Problem to work on: Return the listing word for word, as given.
• • • • •
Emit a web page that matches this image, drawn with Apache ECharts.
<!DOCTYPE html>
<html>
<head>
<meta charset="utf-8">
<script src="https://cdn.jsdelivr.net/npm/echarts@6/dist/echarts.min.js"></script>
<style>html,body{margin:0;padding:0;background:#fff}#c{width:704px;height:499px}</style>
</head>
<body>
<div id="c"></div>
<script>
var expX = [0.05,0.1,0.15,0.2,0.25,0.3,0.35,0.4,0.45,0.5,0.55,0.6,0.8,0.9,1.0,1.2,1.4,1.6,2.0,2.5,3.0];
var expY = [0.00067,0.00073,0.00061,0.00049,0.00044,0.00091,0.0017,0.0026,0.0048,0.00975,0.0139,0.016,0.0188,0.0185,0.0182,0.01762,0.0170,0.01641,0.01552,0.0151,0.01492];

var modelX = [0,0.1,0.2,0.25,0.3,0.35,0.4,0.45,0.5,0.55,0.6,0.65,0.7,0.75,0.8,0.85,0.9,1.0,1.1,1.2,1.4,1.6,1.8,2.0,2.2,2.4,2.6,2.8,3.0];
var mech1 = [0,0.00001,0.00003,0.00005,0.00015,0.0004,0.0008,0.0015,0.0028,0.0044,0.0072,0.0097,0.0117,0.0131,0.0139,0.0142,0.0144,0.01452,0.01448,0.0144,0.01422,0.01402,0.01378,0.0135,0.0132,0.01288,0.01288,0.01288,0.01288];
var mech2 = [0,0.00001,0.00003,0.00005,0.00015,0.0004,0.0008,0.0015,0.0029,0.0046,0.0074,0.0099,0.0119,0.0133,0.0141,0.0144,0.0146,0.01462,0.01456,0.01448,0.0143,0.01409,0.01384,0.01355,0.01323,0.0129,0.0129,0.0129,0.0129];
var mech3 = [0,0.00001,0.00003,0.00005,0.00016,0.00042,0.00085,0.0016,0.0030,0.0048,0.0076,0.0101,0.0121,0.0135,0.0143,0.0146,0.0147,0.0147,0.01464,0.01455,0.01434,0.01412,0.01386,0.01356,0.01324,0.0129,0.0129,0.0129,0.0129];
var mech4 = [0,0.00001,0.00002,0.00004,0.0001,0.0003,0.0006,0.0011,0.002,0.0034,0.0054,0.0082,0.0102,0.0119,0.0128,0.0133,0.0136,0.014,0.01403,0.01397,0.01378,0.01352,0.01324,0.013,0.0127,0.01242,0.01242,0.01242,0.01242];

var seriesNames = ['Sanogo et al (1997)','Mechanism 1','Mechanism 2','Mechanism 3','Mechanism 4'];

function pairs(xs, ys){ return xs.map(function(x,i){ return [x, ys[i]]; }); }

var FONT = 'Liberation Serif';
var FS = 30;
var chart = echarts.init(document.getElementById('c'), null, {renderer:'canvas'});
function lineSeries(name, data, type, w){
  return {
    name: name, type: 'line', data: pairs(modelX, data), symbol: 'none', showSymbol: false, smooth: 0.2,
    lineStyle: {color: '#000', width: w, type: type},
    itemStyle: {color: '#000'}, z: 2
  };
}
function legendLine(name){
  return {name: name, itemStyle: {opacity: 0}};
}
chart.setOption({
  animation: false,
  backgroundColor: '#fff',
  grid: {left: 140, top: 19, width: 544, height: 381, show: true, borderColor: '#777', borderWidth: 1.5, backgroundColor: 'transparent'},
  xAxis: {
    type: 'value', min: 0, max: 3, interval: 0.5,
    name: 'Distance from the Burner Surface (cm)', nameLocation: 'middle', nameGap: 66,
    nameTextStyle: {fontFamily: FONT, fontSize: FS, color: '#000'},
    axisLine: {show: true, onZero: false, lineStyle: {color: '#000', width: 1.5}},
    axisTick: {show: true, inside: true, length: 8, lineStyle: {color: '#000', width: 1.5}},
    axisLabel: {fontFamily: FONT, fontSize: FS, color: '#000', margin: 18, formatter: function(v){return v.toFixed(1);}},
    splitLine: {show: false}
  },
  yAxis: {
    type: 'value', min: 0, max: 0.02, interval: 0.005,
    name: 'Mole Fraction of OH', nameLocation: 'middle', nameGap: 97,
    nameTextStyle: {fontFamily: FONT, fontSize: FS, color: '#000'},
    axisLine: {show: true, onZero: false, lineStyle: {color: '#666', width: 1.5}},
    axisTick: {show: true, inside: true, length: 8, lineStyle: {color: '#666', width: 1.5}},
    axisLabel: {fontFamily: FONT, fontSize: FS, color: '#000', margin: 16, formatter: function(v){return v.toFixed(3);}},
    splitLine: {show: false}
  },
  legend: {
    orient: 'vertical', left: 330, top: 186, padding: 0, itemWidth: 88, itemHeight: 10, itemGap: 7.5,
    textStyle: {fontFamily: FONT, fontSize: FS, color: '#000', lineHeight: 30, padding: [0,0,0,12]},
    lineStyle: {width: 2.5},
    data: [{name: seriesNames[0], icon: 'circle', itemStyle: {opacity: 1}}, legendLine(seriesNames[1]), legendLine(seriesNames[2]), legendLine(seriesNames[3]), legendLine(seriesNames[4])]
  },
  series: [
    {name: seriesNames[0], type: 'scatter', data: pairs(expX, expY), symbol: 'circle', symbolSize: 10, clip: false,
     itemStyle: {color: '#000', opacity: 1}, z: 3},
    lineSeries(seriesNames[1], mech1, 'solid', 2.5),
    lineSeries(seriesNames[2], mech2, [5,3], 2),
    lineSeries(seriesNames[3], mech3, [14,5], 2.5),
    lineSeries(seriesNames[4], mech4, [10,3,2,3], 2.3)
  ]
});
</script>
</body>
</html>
• • • • •
Answer to the task:
Emit a web page that matches this image, drawn with Apache ECharts.
<!DOCTYPE html>
<html>
<head>
<meta charset="utf-8">
<script src="https://cdn.jsdelivr.net/npm/echarts@6/dist/echarts.min.js"></script>
<style>html,body{margin:0;padding:0;background:#fff}#c{width:704px;height:499px}</style>
</head>
<body>
<div id="c"></div>
<script>
var expX = [0.05,0.1,0.15,0.2,0.25,0.3,0.35,0.4,0.45,0.5,0.55,0.6,0.8,0.9,1.0,1.2,1.4,1.6,2.0,2.5,3.0];
var expY = [0.00067,0.00073,0.00061,0.00049,0.00044,0.00091,0.0017,0.0026,0.0048,0.00975,0.0139,0.016,0.0188,0.0185,0.0182,0.01762,0.0170,0.01641,0.01552,0.0151,0.01492];

var modelX = [0,0.1,0.2,0.25,0.3,0.35,0.4,0.45,0.5,0.55,0.6,0.65,0.7,0.75,0.8,0.85,0.9,1.0,1.1,1.2,1.4,1.6,1.8,2.0,2.2,2.4,2.6,2.8,3.0];
var mech1 = [0,0.00001,0.00003,0.00005,0.00015,0.0004,0.0008,0.0015,0.0028,0.0044,0.0072,0.0097,0.0117,0.0131,0.0139,0.0142,0.0144,0.01452,0.01448,0.0144,0.01422,0.01402,0.01378,0.0135,0.0132,0.01288,0.01288,0.01288,0.01288];
var mech2 = [0,0.00001,0.00003,0.00005,0.00015,0.0004,0.0008,0.0015,0.0029,0.0046,0.0074,0.0099,0.0119,0.0133,0.0141,0.0144,0.0146,0.01462,0.01456,0.01448,0.0143,0.01409,0.01384,0.01355,0.01323,0.0129,0.0129,0.0129,0.0129];
var mech3 = [0,0.00001,0.00003,0.00005,0.00016,0.00042,0.00085,0.0016,0.0030,0.0048,0.0076,0.0101,0.0121,0.0135,0.0143,0.0146,0.0147,0.0147,0.01464,0.01455,0.01434,0.01412,0.01386,0.01356,0.01324,0.0129,0.0129,0.0129,0.0129];
var mech4 = [0,0.00001,0.00002,0.00004,0.0001,0.0003,0.0006,0.0011,0.002,0.0034,0.0054,0.0082,0.0102,0.0119,0.0128,0.0133,0.0136,0.014,0.01403,0.01397,0.01378,0.01352,0.01324,0.013,0.0127,0.01242,0.01242,0.01242,0.01242];

var seriesNames = ['Sanogo et al (1997)','Mechanism 1','Mechanism 2','Mechanism 3','Mechanism 4'];

function pairs(xs, ys){ return xs.map(function(x,i){ return [x, ys[i]]; }); }

var FONT = 'Liberation Serif';
var FS = 30;
var chart = echarts.init(document.getElementById('c'), null, {renderer:'canvas'});
function lineSeries(name, data, type, w){
  return {
    name: name, type: 'line', data: pairs(modelX, data), symbol: 'none', showSymbol: false, smooth: 0.2,
    lineStyle: {color: '#000', width: w, type: type},
    itemStyle: {color: '#000'}, z: 2
  };
}
function legendLine(name){
  return {name: name, itemStyle: {opacity: 0}};
}
chart.setOption({
  animation: false,
  backgroundColor: '#fff',
  grid: {left: 140, top: 19, width: 544, height: 381, show: true, borderColor: '#777', borderWidth: 1.5, backgroundColor: 'transparent'},
  xAxis: {
    type: 'value', min: 0, max: 3, interval: 0.5,
    name: 'Distance from the Burner Surface (cm)', nameLocation: 'middle', nameGap: 66,
    nameTextStyle: {fontFamily: FONT, fontSize: FS, color: '#000'},
    axisLine: {show: true, onZero: false, lineStyle: {color: '#000', width: 1.5}},
    axisTick: {show: true, inside: true, length: 8, lineStyle: {color: '#000', width: 1.5}},
    axisLabel: {fontFamily: FONT, fontSize: FS, color: '#000', margin: 18, formatter: function(v){return v.toFixed(1);}},
    splitLine: {show: false}
  },
  yAxis: {
    type: 'value', min: 0, max: 0.02, interval: 0.005,
    name: 'Mole Fraction of OH', nameLocation: 'middle', nameGap: 97,
    nameTextStyle: {fontFamily: FONT, fontSize: FS, color: '#000'},
    axisLine: {show: true, onZero: false, lineStyle: {color: '#666', width: 1.5}},
    axisTick: {show: true, inside: true, length: 8, lineStyle: {color: '#666', width: 1.5}},
    axisLabel: {fontFamily: FONT, fontSize: FS, color: '#000', margin: 16, formatter: function(v){return v.toFixed(3);}},
    splitLine: {show: false}
  },
  legend: {
    orient: 'vertical', left: 330, top: 186, padding: 0, itemWidth: 88, itemHeight: 10, itemGap: 7.5,
    textStyle: {fontFamily: FONT, fontSize: FS, color: '#000', lineHeight: 30, padding: [0,0,0,12]},
    lineStyle: {width: 2.5},
    data: [{name: seriesNames[0], icon: 'circle', itemStyle: {opacity: 1}}, legendLine(seriesNames[1]), legendLine(seriesNames[2]), legendLine(seriesNames[3]), legendLine(seriesNames[4])]
  },
  series: [
    {name: seriesNames[0], type: 'scatter', data: pairs(expX, expY), symbol: 'circle', symbolSize: 10, clip: false,
     itemStyle: {color: '#000', opacity: 1}, z: 3},
    lineSeries(seriesNames[1], mech1, 'solid', 2.5),
    lineSeries(seriesNames[2], mech2, [5,3], 2),
    lineSeries(seriesNames[3], mech3, [14,5], 2.5),
    lineSeries(seriesNames[4], mech4, [10,3,2,3], 2.3)
  ]
});
</script>
</body>
</html>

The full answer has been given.